Boeing 737 Crashes in Iran Due to ‘Technical Issue’, Killing All 176 on Board

Boeing 737 Crashes in Iran Due to ‘Technical Issue’, Killing All 176 on Board

A Boeing Co. 737-800 jetliner bound for Ukraine that crashed after takeoff in Iran, killing everyone on board, was most likely brought down by an engine fire, according to Tehran authorities.

Ukraine International Airlines said 167 passengers and nine crew were on the plane, an older version of the 737 that predates Boeing’s grounded Max model, which crashed at 6:18 a.m. local time Wednesday in Sabashahr, near the Iranian capital.

Iran’s Disaster Mitigation and Management Organization said early assessments indicate the cause was a technical issue and the transport ministry suggested a fire was to blame, dismissing speculation that the jet was downed by a stray missile following Iranian strikes against U.S. bases in Iraq.

At the same time, another state-run outlet cited an official from the Iran Civil Aviation Organization as saying the pilots didn’t declare an emergency, while an amateur video purportedly of the stricken plane showed a bright image descending steeply before hitting the ground.

Television footage showed recovery efforts at the crash sight, with debris from the plane spread across a charred field.
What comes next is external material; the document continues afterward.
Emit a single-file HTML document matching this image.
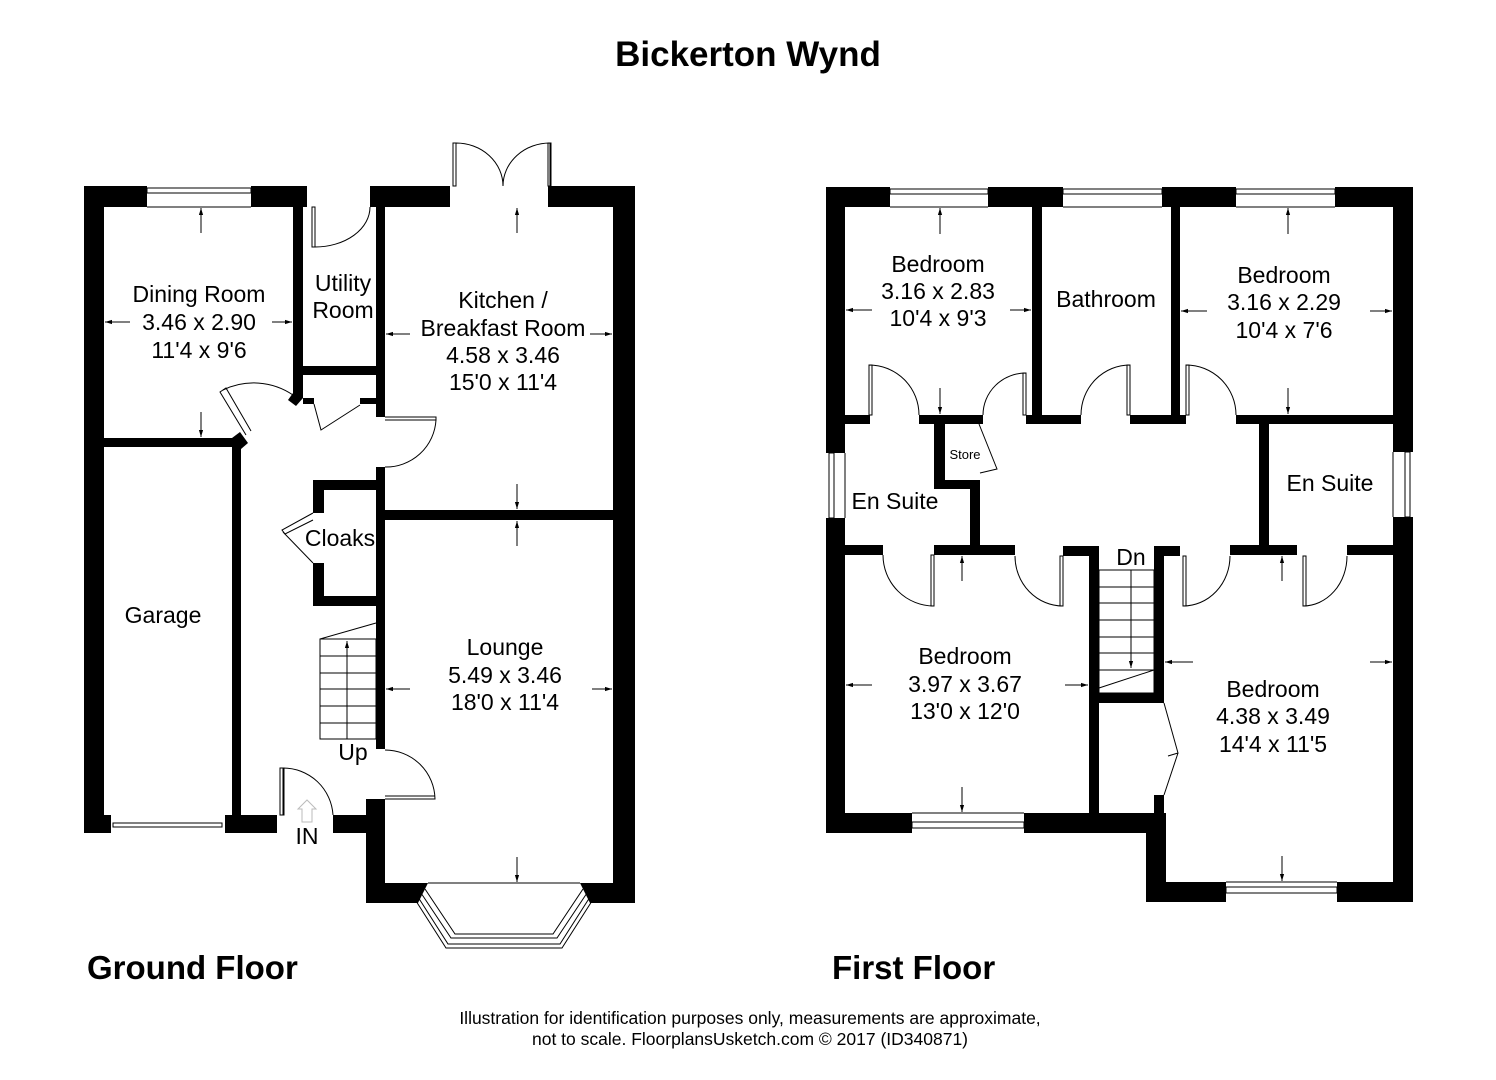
<!DOCTYPE html>
<html><head><meta charset="utf-8"><style>
html,body{margin:0;padding:0;background:#fff;}
svg{display:block;}
text{font-family:"Liberation Sans",Arial,sans-serif;fill:#000;}
.l{font-size:23px;text-anchor:middle;}
</style></head><body>
<svg width="1496" height="1080" viewBox="0 0 1496 1080" xmlns="http://www.w3.org/2000/svg">
<defs>
<marker id="a" viewBox="0 0 10 10" refX="10" refY="5" markerWidth="7" markerHeight="7" orient="auto"><path d="M0,2 L10,5 L0,8 z" fill="#000"/></marker>
</defs>
<rect width="1496" height="1080" fill="#fff"/>
<text x="748" y="66" font-size="35" font-weight="bold" text-anchor="middle">Bickerton Wynd</text>

<!-- ============ GROUND FLOOR ============ -->
<g fill="#000">
<rect x="84" y="186" width="63" height="21"/>
<rect x="251" y="186" width="56" height="21"/>
<rect x="370" y="186" width="80" height="21"/>
<rect x="548" y="186" width="87" height="21"/>
<rect x="84" y="186" width="20" height="647"/>
<rect x="613" y="186" width="22" height="717"/>
<rect x="293" y="207" width="10" height="188"/>
<polygon points="293,393 303,393 303,398 296,406 288,400"/>
<rect x="376" y="207" width="9" height="210"/>
<rect x="303" y="366" width="73" height="9"/>
<rect x="303" y="398" width="11" height="6"/>
<rect x="360" y="398" width="16" height="6"/>
<rect x="104" y="438" width="130" height="9"/>
<polygon points="232,438 240,432 248,443 241,449 241,447 232,447"/>
<rect x="232" y="447" width="9" height="368"/>
<rect x="376" y="467" width="9" height="282"/>
<rect x="385" y="510" width="228" height="10"/>
<rect x="313" y="480" width="63" height="10"/>
<rect x="313" y="480" width="11" height="33"/>
<rect x="313" y="563" width="11" height="43"/>
<rect x="313" y="596" width="63" height="10"/>
<rect x="84" y="815" width="27" height="18"/>
<rect x="225" y="815" width="52" height="18"/>
<rect x="333" y="815" width="52" height="18"/>
<rect x="366" y="799" width="19" height="104"/>
<polygon points="366,883 428,883 418,903 366,903"/>
<polygon points="580,883 635,883 635,903 590,903"/>
</g>
<g fill="none" stroke="#000" stroke-width="1">
<rect x="147" y="188" width="104" height="5"/><line x1="147" y1="207" x2="251" y2="207"/>
<rect x="113" y="823" width="109" height="4"/>
<line x1="428" y1="883" x2="580" y2="883"/>
<path d="M421,893 L451,938 L557,938 L587,893"/>
<path d="M425,889 L455,934 L553,934 L583,889"/>
<path d="M418,897 L448,944 L560,944 L590,897"/>
<path d="M416,901 L446,948 L562,948 L592,901"/>
<path d="M315,207 V247 A55,40 0 0 0 370,207"/><rect x="312" y="207" width="3" height="40"/>
<path d="M456,186 V143 A47,43 0 0 1 503,186"/><path d="M550,186 V143 A47,43 0 0 0 503,186"/>
<rect x="453" y="143" width="3" height="43"/><rect x="548" y="143" width="3" height="43"/>
<path d="M246,435 L220,392 L226,388 L251,431"/><path d="M223,390 A70,70 0 0 1 293,395"/>
<path d="M385,417 H436 V420 H385"/><path d="M436,420 A50,50 0 0 1 385,467"/>
<path d="M313,513 L282,530 L285,534 L313,520"/><path d="M283,532 L313,563"/>
<path d="M314,404 L321,430 L360,405"/>
<path d="M385,750 A50,50 0 0 1 435,799 H385 M385,796 H435"/>
<path d="M283,815 V768 A50,50 0 0 1 333,815"/><rect x="280" y="768" width="4" height="47"/>
<rect x="320" y="639" width="56" height="100"/>
<line x1="320" y1="656" x2="376" y2="656"/><line x1="320" y1="673" x2="376" y2="673"/>
<line x1="320" y1="689" x2="376" y2="689"/><line x1="320" y1="706" x2="376" y2="706"/>
<line x1="320" y1="723" x2="376" y2="723"/>
<line x1="320" y1="639" x2="376" y2="623"/>
<line x1="347" y1="739" x2="347" y2="641" marker-end="url(#a)"/>
<path d="M302,822 V809 H298 L307,800 L316,809 H312 V822 Z" stroke="#bbb"/>
<line x1="130" y1="322" x2="105" y2="322" marker-end="url(#a)"/>
<line x1="272" y1="322" x2="292" y2="322" marker-end="url(#a)"/>
<line x1="201" y1="233" x2="201" y2="208" marker-end="url(#a)"/>
<line x1="201" y1="412" x2="201" y2="437" marker-end="url(#a)"/>
<line x1="410" y1="334" x2="386" y2="334" marker-end="url(#a)"/>
<line x1="590" y1="334" x2="612" y2="334" marker-end="url(#a)"/>
<line x1="517" y1="233" x2="517" y2="208" marker-end="url(#a)"/>
<line x1="517" y1="484" x2="517" y2="509" marker-end="url(#a)"/>
<line x1="517" y1="546" x2="517" y2="521" marker-end="url(#a)"/>
<line x1="410" y1="689" x2="386" y2="689" marker-end="url(#a)"/>
<line x1="592" y1="689" x2="612" y2="689" marker-end="url(#a)"/>
<line x1="517" y1="857" x2="517" y2="882" marker-end="url(#a)"/>
</g>
<text class="l" x="199" y="302">Dining Room</text>
<text class="l" x="199" y="330">3.46 x 2.90</text>
<text class="l" x="199" y="358">11'4 x 9'6</text>
<text class="l" x="343" y="291">Utility</text>
<text class="l" x="343" y="318">Room</text>
<text class="l" x="503" y="308">Kitchen /</text>
<text class="l" x="503" y="336">Breakfast Room</text>
<text class="l" x="503" y="363">4.58 x 3.46</text>
<text class="l" x="503" y="390">15'0 x 11'4</text>
<text class="l" x="340" y="546">Cloaks</text>
<text class="l" x="163" y="623">Garage</text>
<text class="l" x="505" y="655">Lounge</text>
<text class="l" x="505" y="683">5.49 x 3.46</text>
<text class="l" x="505" y="710">18'0 x 11'4</text>
<text class="l" x="353" y="760">Up</text>
<text class="l" x="307" y="844">IN</text>
<text x="87" y="979" font-size="33" font-weight="bold">Ground Floor</text>

<!-- ============ FIRST FLOOR ============ -->
<g fill="#000">
<rect x="826" y="187" width="64" height="20"/>
<rect x="988" y="187" width="75" height="20"/>
<rect x="1162" y="187" width="74" height="20"/>
<rect x="1335" y="187" width="78" height="20"/>
<rect x="826" y="187" width="19" height="266"/>
<rect x="826" y="518" width="19" height="315"/>
<rect x="1393" y="187" width="20" height="265"/>
<rect x="1393" y="517" width="20" height="385"/>
<rect x="1032" y="207" width="10" height="217"/>
<rect x="1171" y="207" width="9" height="217"/>
<rect x="845" y="415" width="25" height="9"/>
<rect x="919" y="415" width="64" height="9"/>
<rect x="1026" y="415" width="55" height="9"/>
<rect x="1130" y="415" width="56" height="9"/>
<rect x="1236" y="415" width="157" height="9"/>
<rect x="934" y="424" width="11" height="65"/>
<rect x="934" y="480" width="45" height="9"/>
<rect x="970" y="480" width="10" height="75"/>
<rect x="845" y="545" width="38" height="10"/>
<rect x="934" y="545" width="81" height="10"/>
<rect x="1259" y="424" width="10" height="121"/>
<rect x="1230" y="545" width="67" height="10"/>
<rect x="1347" y="545" width="46" height="10"/>
<rect x="1063" y="546" width="36" height="10"/>
<rect x="1089" y="546" width="10" height="287"/>
<rect x="1154" y="546" width="26" height="10"/>
<rect x="1154" y="546" width="10" height="157"/>
<rect x="1089" y="693" width="75" height="10"/>
<rect x="1154" y="795" width="10" height="18"/>
<rect x="826" y="813" width="86" height="20"/>
<rect x="1024" y="813" width="140" height="20"/>
<rect x="1146" y="813" width="20" height="89"/>
<rect x="1146" y="882" width="80" height="20"/>
<rect x="1337" y="882" width="76" height="20"/>
</g>
<g fill="none" stroke="#000" stroke-width="1">
<rect x="890" y="189" width="98" height="5"/><line x1="890" y1="207" x2="988" y2="207"/>
<rect x="1063" y="189" width="99" height="5"/><line x1="1063" y1="207" x2="1162" y2="207"/>
<rect x="1236" y="189" width="99" height="5"/><line x1="1236" y1="207" x2="1335" y2="207"/>
<rect x="829" y="453" width="5" height="65"/><line x1="845" y1="453" x2="845" y2="518"/>
<rect x="1405" y="452" width="5" height="65"/><line x1="1393" y1="452" x2="1393" y2="517"/>
<rect x="912" y="822" width="112" height="6"/><line x1="912" y1="813" x2="1024" y2="813"/>
<rect x="1226" y="887" width="111" height="6"/><line x1="1226" y1="882" x2="1337" y2="882"/>
<path d="M869,415 V365 A50,50 0 0 1 919,415"/><rect x="869" y="365" width="3" height="50"/>
<path d="M1026,415 V373 A43,42 0 0 0 983,415"/><rect x="1023" y="373" width="3" height="42"/>
<path d="M1130,415 V365 A49,50 0 0 0 1081,415"/><rect x="1127" y="365" width="3" height="50"/>
<path d="M1186,415 V365 A50,50 0 0 1 1236,415"/><rect x="1186" y="365" width="3" height="50"/>
<path d="M934,555 V606 A51,51 0 0 1 883,555"/><rect x="931" y="555" width="3" height="51"/>
<path d="M1063,556 V606 A48,50 0 0 1 1015,556"/><rect x="1060" y="556" width="3" height="50"/>
<path d="M1183,556 V606 A47,50 0 0 0 1230,556"/><rect x="1183" y="556" width="3" height="50"/>
<path d="M1303,556 V606 A44,50 0 0 0 1347,556"/><rect x="1303" y="556" width="3" height="50"/>
<path d="M1164,703 L1178,753 L1168,756 M1178,753 L1164,795"/>
<path d="M979,424 L997,469 L980,473"/>
<rect x="1099" y="570" width="55" height="123"/>
<line x1="1099" y1="587" x2="1154" y2="587"/><line x1="1099" y1="603" x2="1154" y2="603"/>
<line x1="1099" y1="620" x2="1154" y2="620"/><line x1="1099" y1="637" x2="1154" y2="637"/>
<line x1="1099" y1="653" x2="1154" y2="653"/><line x1="1099" y1="670" x2="1154" y2="670"/>
<line x1="1099" y1="688" x2="1154" y2="670"/>
<line x1="1131" y1="570" x2="1131" y2="668" marker-end="url(#a)"/>
<line x1="872" y1="310" x2="846" y2="310" marker-end="url(#a)"/>
<line x1="1010" y1="310" x2="1031" y2="310" marker-end="url(#a)"/>
<line x1="940" y1="234" x2="940" y2="208" marker-end="url(#a)"/>
<line x1="940" y1="388" x2="940" y2="414" marker-end="url(#a)"/>
<line x1="1207" y1="311" x2="1181" y2="311" marker-end="url(#a)"/>
<line x1="1370" y1="311" x2="1392" y2="311" marker-end="url(#a)"/>
<line x1="1288" y1="234" x2="1288" y2="208" marker-end="url(#a)"/>
<line x1="1288" y1="388" x2="1288" y2="414" marker-end="url(#a)"/>
<line x1="872" y1="685" x2="846" y2="685" marker-end="url(#a)"/>
<line x1="1065" y1="685" x2="1088" y2="685" marker-end="url(#a)"/>
<line x1="962" y1="581" x2="962" y2="556" marker-end="url(#a)"/>
<line x1="962" y1="787" x2="962" y2="812" marker-end="url(#a)"/>
<line x1="1193" y1="662" x2="1165" y2="662" marker-end="url(#a)"/>
<line x1="1370" y1="662" x2="1392" y2="662" marker-end="url(#a)"/>
<line x1="1282" y1="581" x2="1282" y2="556" marker-end="url(#a)"/>
<line x1="1282" y1="856" x2="1282" y2="881" marker-end="url(#a)"/>
</g>
<text class="l" x="938" y="272">Bedroom</text>
<text class="l" x="938" y="299">3.16 x 2.83</text>
<text class="l" x="938" y="326">10'4 x 9'3</text>
<text class="l" x="1106" y="307">Bathroom</text>
<text class="l" x="1284" y="283">Bedroom</text>
<text class="l" x="1284" y="310">3.16 x 2.29</text>
<text class="l" x="1284" y="338">10'4 x 7'6</text>
<text class="l" x="895" y="509" font-size="21">En Suite</text>
<text x="965" y="459" font-size="13" text-anchor="middle">Store</text>
<text class="l" x="1330" y="491">En Suite</text>
<text class="l" x="1131" y="565">Dn</text>
<text class="l" x="965" y="664">Bedroom</text>
<text class="l" x="965" y="692">3.97 x 3.67</text>
<text class="l" x="965" y="719">13'0 x 12'0</text>
<text class="l" x="1273" y="697">Bedroom</text>
<text class="l" x="1273" y="724">4.38 x 3.49</text>
<text class="l" x="1273" y="752">14'4 x 11'5</text>
<text x="832" y="979" font-size="33" font-weight="bold">First Floor</text>

<text x="750" y="1024" font-size="17.5" text-anchor="middle">Illustration for identification purposes only, measurements are approximate,</text>
<text x="750" y="1045" font-size="17.5" text-anchor="middle">not to scale. FloorplansUsketch.com © 2017 (ID340871)</text>
</svg>
</body></html>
Ukraine’s foreign ministry said about half those on board held Iranian citizenship and that there was also a large number of Canadians, as well as Swedes, Afghans, Britons and Ukrainians.

Ukraine International Vice President Ihor Sosnovskyi said in Kyiv that the plane, delivered to the airline new in 2016, was in good condition and had its last shop visit on Jan. 6. He said the crew was also very experienced and that there were no indications of human error, while declining to comment on possible reasons for the crash, the company’s first since it was set up in 1992.

The tragedy comes at a tense time for both Iran and Boeing.

The Islamic republic has fired more than a dozen missiles at U.S.-Iraqi airbases in retaliation for the killing of Iran’s top general, Qassem Soleimani. Just prior to the crash, U.S. aviation regulators issued new restrictions barring civilian flights over Iraq and Iran.